We are looking at options for doing deepwater sand clean outs with coil tubing. These are on failed we gravel pack welled wells. We are still in the very early stages of understanding the feasibility of this and would welcome any feedback on any experience doing similar. In particular, we are worried about ECD / return rates. The wells have quite a small pore pressure frac gradient window and we will need to use a riser with over a 7” I.D. to get the Crown plugs out.
Some of the questions we have in particular are:
Do we clean up to the FPSO or the vessel? – The FPSO has the advantage of ensuring we will defiantly have the ability to stay below the frac gradient, and there is no containment issues. But has the disadvantages of potentially plugging up the tree as the well will need to be choked back, issues around control i.e. vessel in control of the tree and pumping to an FPSO that has no control of that well. Cleaning up to the vessel will come with challenges around sand disposal, as there is potential for a significant quantity. Oil disposal (in a cost effective manner, trying to avoid a full well test spread) as we are currently unable to bull head the completion volume.
Any experience on the best type of coil tools for sand clean outs – Do we jet or run a motor? If jetting is, there any risk of destabilising the formation/Gravel pack around the area of failure.
Any comments on other items would also be gratefully received.
I once (about 18 years ago) carried out a very successful sand clean out by running the CT open ended (lot's of risk mitigation required to get that approved) and using water injection to the CT annulus, and the pressure drop across the tubing end caused a vacuum and literally vacuum cleaned (reversed) the sump out.
Not sure that would be allowed anywhere today.
Was so successful that at one point the skips were struggling to keep up with sand returns which were centrifuge cleaned at surface. But that was a WI well, and by the sound of it your pore pressure wouldn't like the hydraulics.
You should perhaps consider a foam clean out. This will lift and hold the sand, and the reduced hydrostatic will assist return flow.
Now, your 9-5/8" landing string will be an issue and will act as a vertical separator, exacerbated by foam break down in a pressure drop .
So, thinking 'outside the box' a little, I would look at running an additional deep set LV just above the SSTT
After pulling the CP's bullhead foam to displace oil in the LS, as it sounds as if circulation with a liquid to the return line via the XO will not work, and bullheading liquid in the 9-5/8" LS won't be effective anyway.
You might plan to put the isolation sleeve in the tree anyway to keep sand only in the main bore.
Run a small diameter velocity string inside the landing string to just above the deep set LV, probably the same diameter as the top end of the completion.
Make a hang off sub of some sort placed in the landing string just below the surface tree to hang off the inner string.
This will minimise any vertical separation.
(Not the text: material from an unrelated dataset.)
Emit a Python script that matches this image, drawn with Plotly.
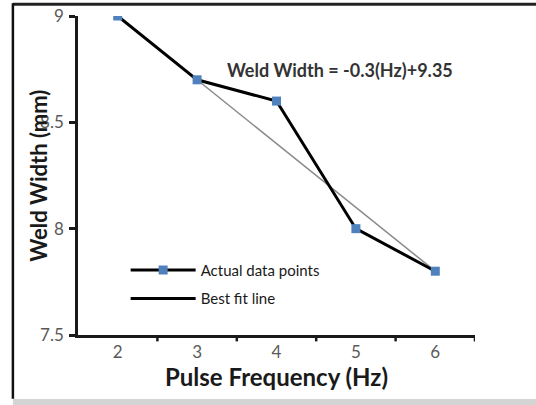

Now, when the returns arrive at surface, you either have to bite the bullet on some surface clean out kit, choke, sand separators, and associated flushing kit, or, if volumes allow, I would accept that the safest and best place for the sand is in the test separator, which will have to be dug out after, but this is very dependent on distance to the vessel.
You don't mention volumes, so you will have to do the maths on that.
For the test separator option, it needs to be on the vessel, not miles away through a pipeline, as for sure the sand would settle in the horizontal with only a few inches to drop out.
Regarding BHA, I wouldn't run a motor, no advantage to more moving parts, simple open ended nozzle end penetration and flow will be sufficient.
Yes, you will likely induce more sand into the well, but if you don't do it now it will happen later anyway, so best if it happens now while you are cleaning out.
One important matter that is often overlooked, consider the well deviation geometry. In a true vertical well, fall back can be a long way down. In a highly deviated well, returns might only have to fall a foot or less to be on the low side, and then flow can of course bypass on the high side, so figure this into the plan too.
I'm not particularly busy at the moment, so if you want any help with [remote] peer review of the plans, I would potentially save you far more than I would cost.
Good luck with it, and please, post back with the final methodology, and the outcome, and probably most importantly any issues you come across and how they are resolved.